WITH THE REPLACEMENT of Konstantin Chernenko by Mikhail Gorbachev, generational change has finally come to the Kremlin. Among those who look on, the tendency has been to confer a greater openness to reform and accommodation on the New Guard, which presumably, unlike the Old Guard, has not been touched by the dark inheritance of Stalinism. But the ostensibly greater energy, education and ambition of the younger generation, plus its lack of firsthand adult exposure to the rigors of the Soviet past, may yet make its members more formidable competitors, more careless and more prone to risk.
It pays to recall that Konstantin Chernenko himself confounded some of the stereotypes. He was 72 and ill when he took over barely a year ago, known as the man who'd carried Leonid Brezhnev's briecase but had been passed over for the top spot when he died. When Yuri Andropov died, he made it. He then proceeded to deliver more change, in the crucial arena, than anyone had anticipated. Mr. Andropov had pronounced Ronald Reagan anathema and stopped dealing with him. The renewal of Soviet-American talks in Geneva today shows how Mr. Chernenko changed the line.
Who is Mikhail Gorbachev, besides being 54? We know he's a good organizer: the Central Committee promoted him "unanimously" only four hours after Mr. Chernenko died. He has the technical education common among Communist Party bureaucrats. He survived the no-win agriculture portfolio and got good press clippings on undemanding missions abroad. As a secretary of the party machinery and a member of the Politburo, he has lived in the Kremlin's fastest lane. Young-and modern-looking, the Gorbachevs surprise a world accustomed to stout Kremlin seniors. Mr. Gorbachev's public statements reflect themes -- an interest in d,etente Soviet-style,an emphasis on domestic priorities -- associated with the Brezhnev rather than the Androprov line.
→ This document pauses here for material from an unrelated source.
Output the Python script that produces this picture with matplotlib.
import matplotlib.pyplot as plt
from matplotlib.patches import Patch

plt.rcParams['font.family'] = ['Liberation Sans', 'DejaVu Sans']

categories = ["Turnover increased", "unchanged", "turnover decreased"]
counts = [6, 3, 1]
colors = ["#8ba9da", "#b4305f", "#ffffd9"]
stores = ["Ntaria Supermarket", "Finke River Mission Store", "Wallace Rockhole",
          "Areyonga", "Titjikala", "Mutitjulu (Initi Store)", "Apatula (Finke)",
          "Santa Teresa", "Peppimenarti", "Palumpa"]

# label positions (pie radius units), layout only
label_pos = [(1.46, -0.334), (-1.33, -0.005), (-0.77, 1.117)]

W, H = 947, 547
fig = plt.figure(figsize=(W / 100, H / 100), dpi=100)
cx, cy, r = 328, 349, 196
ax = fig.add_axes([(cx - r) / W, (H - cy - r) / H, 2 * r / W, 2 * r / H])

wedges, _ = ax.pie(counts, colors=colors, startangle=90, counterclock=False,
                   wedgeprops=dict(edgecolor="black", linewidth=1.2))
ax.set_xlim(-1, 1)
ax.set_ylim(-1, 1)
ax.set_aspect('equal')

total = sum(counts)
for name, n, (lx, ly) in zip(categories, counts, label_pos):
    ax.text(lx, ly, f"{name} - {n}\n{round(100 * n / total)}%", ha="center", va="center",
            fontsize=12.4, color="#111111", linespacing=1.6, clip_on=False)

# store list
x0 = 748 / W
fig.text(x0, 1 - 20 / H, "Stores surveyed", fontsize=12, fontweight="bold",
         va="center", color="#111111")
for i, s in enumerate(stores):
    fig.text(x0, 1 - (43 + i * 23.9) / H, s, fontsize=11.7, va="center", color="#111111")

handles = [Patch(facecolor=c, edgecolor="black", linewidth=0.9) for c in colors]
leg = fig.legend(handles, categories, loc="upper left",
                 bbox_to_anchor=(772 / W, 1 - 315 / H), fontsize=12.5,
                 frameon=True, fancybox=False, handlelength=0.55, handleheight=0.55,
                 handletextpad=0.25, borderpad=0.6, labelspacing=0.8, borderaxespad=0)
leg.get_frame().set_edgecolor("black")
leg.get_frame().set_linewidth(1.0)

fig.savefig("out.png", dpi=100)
But his true views and his capacity to operate in the thick-as- thieves Soviet political environment are unknown.
It will be important to learn whether the New Guard, in the person of Mr. Gorbachev, has any intention or strategy to tend to the economic lag, the social rot and the political debility bequeathed by the Old Guard, whose only real area of achievement has been the accumulation of raw power. But it will be well for Westerners not to expect the new man in the Kremlin to deliver them from old East- West cares. This is a major moment for the Soviet Union and therefore, unavoidably, for the United States. It is one the United States can best influence by ensuring that its own policy is fair and firm.